Internet auctions (Part 2 of 2)
Surfing internet auctions websites for odds and ends, or to find the last ceramic turtle for your prestigious collection, has become a pastime for many of us.
In the last edition of Word of Advice we gave you some tips for buying or selling goods by internet auction. Now we take a look at what you can do if things go wrong.
Buying from a trader in New Zealand
Auctions and competitive tenders are not covered by the Consumer Guarantees Act 1993.
This means that if you bid on (and) win that last ceramic turtle in an internet auction, your purchase will not be protected by the provisions set out under the Consumer Guarantees Act.
To confuse the matter slightly, goods bought at the ’buy now’ price in an internet auction are covered by the Consumer Guarantees Act. This is because the ‘buy now’ purchase method is similar to selecting an item from the shelf in a shop and paying the price offered by the seller - there is no negotiation or competition with others as to the price.
Traders who operate on internet auction sites must comply with the Fair Trading Act. The Fair Trading Act prohibits people in trade from making misleading claims or false representations about goods or services for sale. The Commerce Commission investigates breaches of the Fair Trading Act.
In online auctions it can be difficult to determine whether someone is a private seller or a trader. If you are unsure, you should check the seller’s past and present listings. A trader will generally be someone that frequently sells large amounts of goods online, but it doesn’t need to be their main source of income.
Buying from a private seller in New Zealand
Private sales are not covered by the Fair Trading Act or the Consumer Guarantees Act. However, this doesn’t mean that sales from private sellers are without legal protection. You may be able to look into other remedies provided by different laws.
For instance, if you purchased your ceramic turtle because the seller told you something that turned out to be untrue (e.g. the seller told you it was an antique, but there’s a date stamp on it from 2006), you may be able to cancel the contract and/or claim damages under the Contractual Remedies Act.
The Sale of Goods Act may also protect you. This Act provides, among other things, implied conditions as to the quality of goods and their fitness for purpose. If a seller breaches these conditions, you may be entitled to compensation for any associated loss in value of the goods.
If things go wrong
Firstly, try to resolve the dispute directly with the other party concerned. If this is no good, follow the auction site’s dispute resolution process if they have one.
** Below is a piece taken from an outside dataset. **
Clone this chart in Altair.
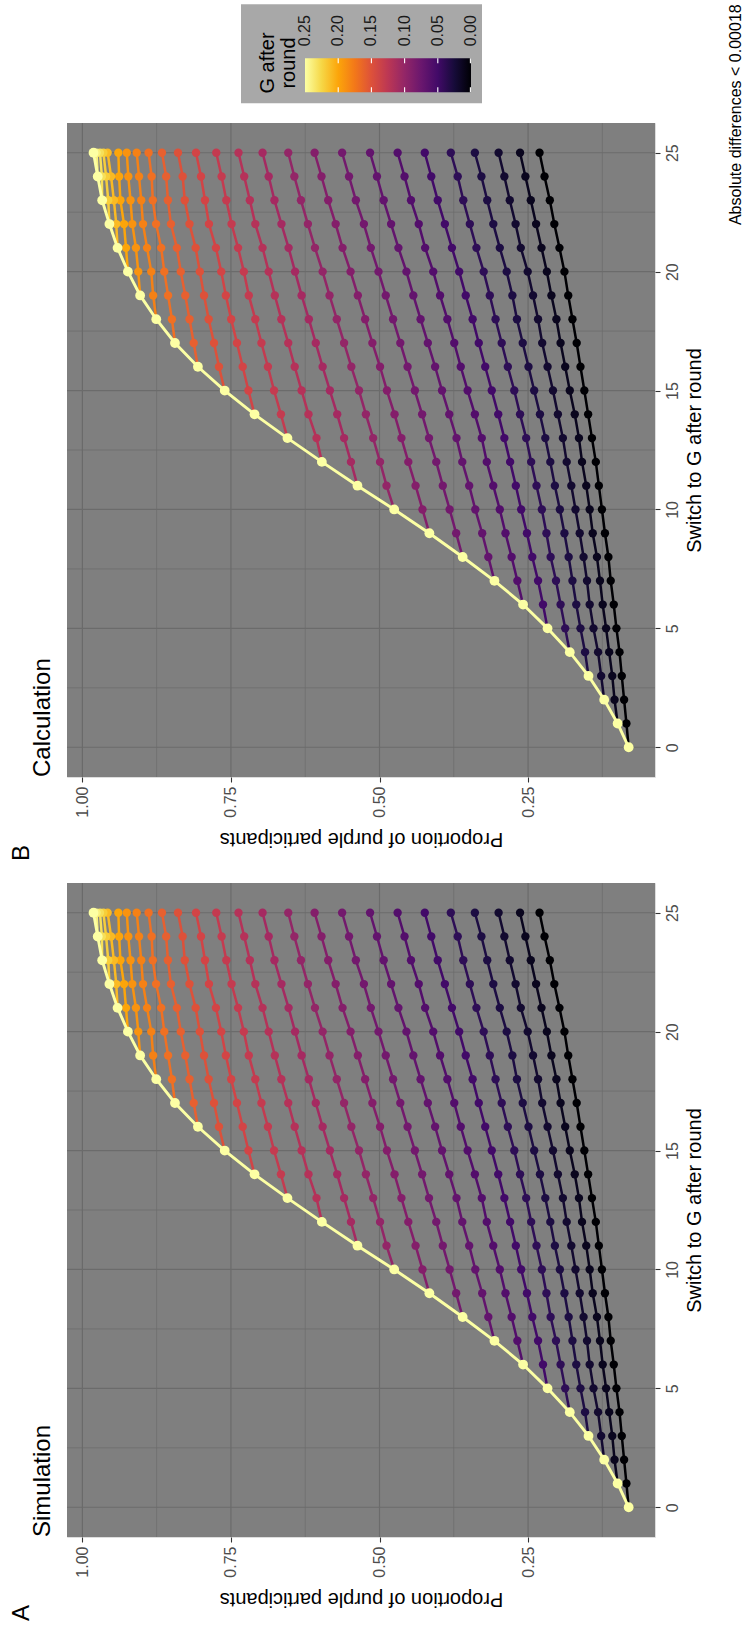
import altair as alt
import pandas as pd

FONT = "Liberation Sans"

ROUNDS = list(range(26))

# Proportion of purple participants after each round.
# Row r starts with the value on the upper envelope, followed by the curves
# that switched to G after rounds r-1, r-2, ..., 0.
PROPORTION_ROWS = [
    [0.0807],
    [0.0993, 0.0845],
    [0.1219, 0.1045, 0.0884],
    [0.1483, 0.1270, 0.1083, 0.0923],
    [0.1798, 0.1541, 0.1322, 0.1135, 0.0961],
    [0.2172, 0.1875, 0.1618, 0.1399, 0.1187, 0.1013],
    [0.2584, 0.2249, 0.1953, 0.1689, 0.1463, 0.1244, 0.1058],
    [0.3066, 0.2680, 0.2332, 0.2030, 0.1753, 0.1508, 0.1290, 0.1109],
    [0.3601, 0.3169, 0.2777, 0.2429, 0.2120, 0.1817, 0.1566, 0.1341, 0.1148],
    [0.4161, 0.3710, 0.3272, 0.2880, 0.2519, 0.2191, 0.1888, 0.1631, 0.1412, 0.1206],
    [0.4753, 0.4277, 0.3820, 0.3388, 0.2976, 0.2616, 0.2268, 0.1965, 0.1702, 0.1463,
     0.1257],
    [0.5371, 0.4882, 0.4393, 0.3935, 0.3491, 0.3086, 0.2706, 0.2358, 0.2049, 0.1772,
     0.1521, 0.1309],
    [0.5970, 0.5481, 0.4991, 0.4515, 0.4045, 0.3607, 0.3195, 0.2802, 0.2448, 0.2126,
     0.1850, 0.1592, 0.1360],
    [0.6549, 0.6060, 0.5596, 0.5107, 0.4631, 0.4167, 0.3704, 0.3279, 0.2899, 0.2532,
     0.2210, 0.1914, 0.1644, 0.1425],
    [0.7103, 0.6659, 0.6195, 0.5712, 0.5229, 0.4747, 0.4283, 0.3826, 0.3395, 0.3002,
     0.2635, 0.2300, 0.1998, 0.1714, 0.1489],
    [0.7605, 0.7206, 0.6775, 0.6311, 0.5835, 0.5345, 0.4875, 0.4405, 0.3948, 0.3517,
     0.3111, 0.2732, 0.2397, 0.2081, 0.1798, 0.1553],
    [0.8056, 0.7702, 0.7302, 0.6878, 0.6427, 0.5957, 0.5474, 0.4991, 0.4528, 0.4064,
     0.3633, 0.3221, 0.2841, 0.2493, 0.2172, 0.1875, 0.1618],
    [0.8442, 0.8127, 0.7785, 0.7399, 0.6987, 0.6536, 0.6073, 0.5596, 0.5120, 0.4650,
     0.4187, 0.3742, 0.3330, 0.2944, 0.2590, 0.2262, 0.1953, 0.1682],
    [0.8757, 0.8493, 0.8197, 0.7875, 0.7496, 0.7090, 0.6652, 0.6189, 0.5719, 0.5242,
     0.4772, 0.4309, 0.3858, 0.3433, 0.3047, 0.2687, 0.2332, 0.2023, 0.1753],
    [0.9028, 0.8809, 0.8558, 0.8268, 0.7953, 0.7586, 0.7200, 0.6762, 0.6311, 0.5841,
     0.5365, 0.4895, 0.4431, 0.3981, 0.3549, 0.3144, 0.2764, 0.2416, 0.2107, 0.1824],
    [0.9234, 0.9060, 0.8841, 0.8622, 0.8345, 0.8024, 0.7663, 0.7283, 0.6865, 0.6421,
     0.5957, 0.5487, 0.5017, 0.4547, 0.4096, 0.3659, 0.3247, 0.2860, 0.2506, 0.2184,
     0.1888],
    [0.9408, 0.9266, 0.9099, 0.8912, 0.8674, 0.8410, 0.8094, 0.7753, 0.7380, 0.6968,
     0.6530, 0.6086, 0.5622, 0.5146, 0.4682, 0.4232, 0.3781, 0.3369, 0.2976, 0.2622,
     0.2274, 0.1972],
    [0.9545, 0.9430, 0.9300, 0.9160, 0.8980, 0.8760, 0.8510, 0.8198, 0.7870, 0.7490,
     0.7090, 0.6650, 0.6205, 0.5738, 0.5263, 0.4805, 0.4340, 0.3900, 0.3480, 0.3085,
     0.2710, 0.2365, 0.2058],
    [0.9667, 0.9565, 0.9470, 0.9360, 0.9190, 0.9010, 0.8815, 0.8560, 0.8277, 0.7937,
     0.7578, 0.7182, 0.6768, 0.6322, 0.5863, 0.5398, 0.4930, 0.4470, 0.4020, 0.3590,
     0.3187, 0.2808, 0.2454, 0.2134],
    [0.9742, 0.9672, 0.9601, 0.9517, 0.9382, 0.9227, 0.9047, 0.8835, 0.8590, 0.8313,
     0.8004, 0.7657, 0.7277, 0.6865, 0.6433, 0.5976, 0.5513, 0.5043, 0.4579, 0.4129,
     0.3684, 0.3285, 0.2899, 0.2545, 0.2223],
    [0.9813, 0.9762, 0.9704, 0.9646, 0.9575, 0.9395, 0.9253, 0.9086, 0.8886, 0.8661,
     0.8391, 0.8088, 0.7747, 0.7373, 0.6968, 0.6536, 0.6092, 0.5629, 0.5159, 0.4695,
     0.4238, 0.3800, 0.3395, 0.2996, 0.2635, 0.2307],
]

# G after round for the curve that switches after round k (k = 0..24)
G_AFTER_ROUND = [0.00, 0.01, 0.02, 0.03, 0.04, 0.05, 0.06, 0.07, 0.08, 0.09,
                 0.10, 0.11, 0.12, 0.13, 0.14, 0.15, 0.16, 0.17, 0.18, 0.19,
                 0.20, 0.21, 0.22, 0.23, 0.24]
G_ENVELOPE = 0.25

LEGEND_BREAKS = [0.25, 0.20, 0.15, 0.10, 0.05, 0.00]
P_TICKS = [0.25, 0.50, 0.75, 1.00]
P_MINOR = [0.125, 0.375, 0.625, 0.875]
ROUND_TICKS = [0, 5, 10, 15, 20, 25]
ROUND_MINOR = [2.5, 7.5, 12.5, 17.5, 22.5]

# inferno palette, dark to light (used by the colour scale and the colour bar)
INFERNO = ["#000004", "#160b39", "#420a68", "#6a176e", "#932667", "#bc3754",
           "#dd513a", "#f37819", "#fca50a", "#f6d746", "#fcffa4"]

# ---- long table -------------------------------------------------------------
records = []
for k, g in enumerate(G_AFTER_ROUND):
    records.append({"round": k, "p": PROPORTION_ROWS[k][0], "curve": k, "g": g, "first": True})
    for r in range(k + 1, len(ROUNDS)):
        records.append({"round": r, "p": PROPORTION_ROWS[r][r - k], "curve": k, "g": g, "first": False})
for r in ROUNDS:
    records.append({"round": r, "p": PROPORTION_ROWS[r][0], "curve": 25, "g": G_ENVELOPE, "first": False})
df = pd.DataFrame(records)
branches = df[df["curve"] < 25]
branch_points = branches[~branches["first"]]
envelope = df[df["curve"] == 25]

W, H = 588, 654
BG = "#7F7F7F"
GRID = "#6B6B6B"

# colour bar geometry (relative to the top panel's plot origin)
BAR_X, BAR_Y, BAR_LEN, BAR_THICK = 238, -64.7, 166, 34
G_MAX = 0.25

x_enc = alt.X(
    "p:Q",
    title="Proportion of purple participants",
    scale=alt.Scale(domain=[0.0364, 1.0259], reverse=True, nice=False, zero=False),
    axis=alt.Axis(
        values=P_TICKS, format=".2f", grid=False, domain=False,
        labelAngle=270, labelAlign="right", labelBaseline="middle",
        labelFontSize=16, labelColor="#4D4D4D", labelFont=FONT, labelPadding=4,
        labelFlush=False, labelOverlap=False,
        tickSize=5, tickColor="#333333", tickWidth=1.1,
        titleAngle=180, titleBaseline="bottom", titleAlign="center",
        titleFontSize=20, titleFontWeight="normal", titleColor="black",
        titleFont=FONT, titlePadding=11,
    ),
)
y_enc = alt.Y(
    "round:Q",
    title="Switch to G after round",
    scale=alt.Scale(domain=[-1.25, 26.25], nice=False, zero=False),
    axis=alt.Axis(
        orient="right", values=ROUND_TICKS, format="d", grid=False, domain=False,
        labelAngle=270, labelAlign="center", labelBaseline="top",
        labelFontSize=16, labelColor="#4D4D4D", labelFont=FONT, labelPadding=4,
        labelFlush=False, labelOverlap=False,
        tickSize=5, tickColor="#333333", tickWidth=1.1,
        titleAngle=270, titleBaseline="top", titleAlign="center",
        titleFontSize=20, titleFontWeight="normal", titleColor="black",
        titleFont=FONT, titlePadding=4,
    ),
)
color_enc = alt.Color(
    "g:Q",
    scale=alt.Scale(range=INFERNO, domain=[0.0, G_MAX], nice=False, zero=False),
    legend=None,
)


def text_layer(text, x, y, size, align="left", color="black"):
    return alt.Chart(pd.DataFrame({"text": [text]})).mark_text(
        angle=270, align=align, baseline="middle", fontSize=size, font=FONT, color=color
    ).encode(x=alt.value(x), y=alt.value(y), text="text:N")


def one_row():
    return alt.Chart(pd.DataFrame({"v": [0]}))


def legend_layers():
    """Grey backdrop, title, colour bar, rotated labels and white ticks."""
    box = one_row().mark_rect(color="#A8A8A8").encode(
        x=alt.value(174), x2=alt.value(415), y=alt.value(-118.7), y2=alt.value(-19.7)
    )
    # bar runs from G_MAX on the left to 0 on the right
    n = len(INFERNO) - 1
    stops = [alt.GradientStop(color=c, offset=1 - i / n) for i, c in enumerate(INFERNO)][::-1]
    bar = one_row().mark_rect(
        color=alt.LinearGradient(gradient="linear", stops=stops, x1=0, x2=1, y1=0, y2=0)
    ).encode(
        x=alt.value(BAR_X), x2=alt.value(BAR_X + BAR_LEN),
        y=alt.value(BAR_Y), y2=alt.value(BAR_Y + BAR_THICK),
    )
    parts = [text_layer("G after", 201, -60, 20, align="center"),
             text_layer("round", 222, -60, 20, align="center")]
    for v in LEGEND_BREAKS:
        bx = BAR_X + (G_MAX - v) / G_MAX * BAR_LEN
        parts.append(text_layer(f"{v:.2f}", bx, BAR_Y - 12, 16, color="#1A1A1A"))
        if v < G_MAX:
            tx = min(bx, BAR_X + BAR_LEN - 0.6)
            for y0 in (BAR_Y, BAR_Y + BAR_THICK - 5):
                parts.append(
                    one_row().mark_rule(color="white", strokeWidth=1.1).encode(
                        x=alt.value(tx), y=alt.value(y0), y2=alt.value(y0 + 5)
                    )
                )
    return [box, bar] + parts


def panel(title, tag, with_legend):
    background = one_row().mark_rect(color=BG).encode(
        x=alt.value(0), x2=alt.value(W), y=alt.value(0), y2=alt.value(H)
    )
    grid_major_x = alt.Chart(pd.DataFrame({"p": P_TICKS})).mark_rule(color=GRID, strokeWidth=1.2).encode(x=x_enc)
    grid_minor_x = alt.Chart(pd.DataFrame({"p": P_MINOR})).mark_rule(color=GRID, strokeWidth=0.7).encode(x=x_enc)
    grid_major_y = alt.Chart(pd.DataFrame({"round": ROUND_TICKS})).mark_rule(color=GRID, strokeWidth=1.2).encode(y=y_enc)
    grid_minor_y = alt.Chart(pd.DataFrame({"round": ROUND_MINOR})).mark_rule(color=GRID, strokeWidth=0.7).encode(y=y_enc)

    branch_lines = alt.Chart(branches).mark_line(strokeWidth=2.5).encode(
        x=x_enc, y=y_enc, color=color_enc, detail="curve:N", order="round:Q"
    )
    branch_dots = alt.Chart(branch_points).mark_point(filled=True, opacity=1, size=70, shape="circle").encode(
        x=x_enc, y=y_enc, color=color_enc
    )
    env_line = alt.Chart(envelope).mark_line(strokeWidth=2.9).encode(
        x=x_enc, y=y_enc, color=color_enc, order="round:Q"
    )
    env_dots = alt.Chart(envelope).mark_point(filled=True, opacity=1, size=96, shape="circle").encode(
        x=x_enc, y=y_enc, color=color_enc
    )

    layers = [background, grid_minor_x, grid_minor_y, grid_major_x, grid_major_y,
              branch_lines, branch_dots, env_line, env_dots,
              text_layer(title, -24, H, 24),
              text_layer(tag, -45, 738, 24)]
    if with_legend:
        layers = layers + legend_layers() + [
            text_layer("Absolute differences < 0.00018", 669, -118.7, 16, align="right"),
        ]
    return alt.layer(*layers).properties(width=W, height=H)


chart = alt.vconcat(
    panel("Calculation", "B", True),
    panel("Simulation", "A", False),
    spacing=106,
    bounds="flush",
).properties(
    padding={"left": 9, "top": 3, "right": 0, "bottom": 0}
).configure_view(fill=BG, stroke=None).configure(font=FONT)

chart.save("out.html", embed_options={"renderer": "svg", "actions": False})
Place feedback on the site about the seller so others are aware. Keep your feedback fair and describe the problem accurately.
If you are unable to resolve the problem, you may need to file a claim in the Disputes Tribunal. Contact your local District Court office for information on how to do this.
If you’ve bought goods from an overseas auction website you may be able to use an online disputes resolution service to resolve the problem.